I am that parent that will wholeheartedly love our daughters with every breathe I take.

But my darling daughters, you also need to know, that I am now, more than ever, that parent who cares less what other people think of me. As long as I am confident that you are safe, I will use any means necessary to make sure that you respect my requests.

And yes, that does mean that if, when we are out wandering around town, you decide to start shutting doors in my face and you wish to start annoying your sister, even after my several quiet requests of leaving her alone, I will be the parent that finds the humour in singing Christmas songs and “I know a song that will get on your nerves” very loudly. I give zero s**ts about the people you think are laughing or staring at me. If it distracts you enough from the unnecessary behaviour you were doing and makes people smile (myself included) – I’m there!! I am that Parent ❤️

February 2020

To do list… 03.02.2020

On reflection, this is how my to do list should have looked this morning. Instead my bright yellow post it note was filled with, call…., reply to ……., chase ……, speak to…….., meet with….., text……. ironing….

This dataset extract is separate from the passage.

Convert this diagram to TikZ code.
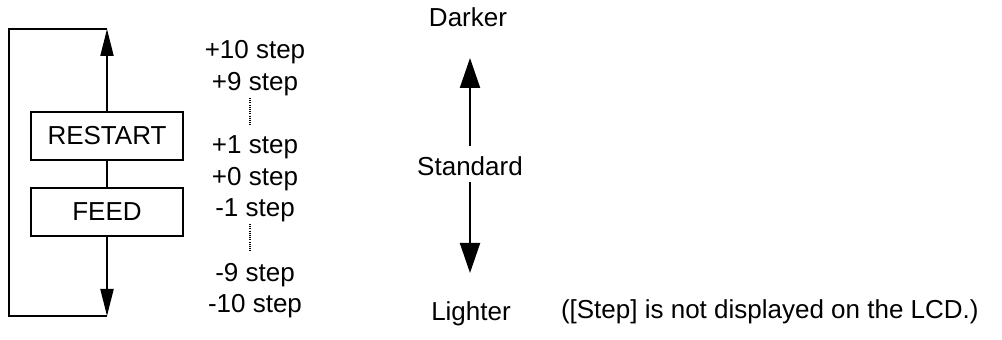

Whilst at twin club my friends were chuckling at my list and my mission to complete it.

How often do we set our physical to do list to one side and work on our inner self to do list! Take time to breathe, sit back and listen to a book, take a walk for the sake walking. As I picked up our girls from school, I walked home hand in hand with Aj (Pops walking ahead having a happy little chat with herself), we saw birds in the hedge beside us. They were so close we could see the colours of their petals and the type of birds they were. AJ and I had a lovely chuckle at seeing Sam the Great Tit there.

I am so very grateful for the luxury of being able to be with our girls at these times. I love the cuddles on the settee watching The Masked Singer, I love the idle chit chat over dinner and I love the hand in hand wanders whilst observing the world around us.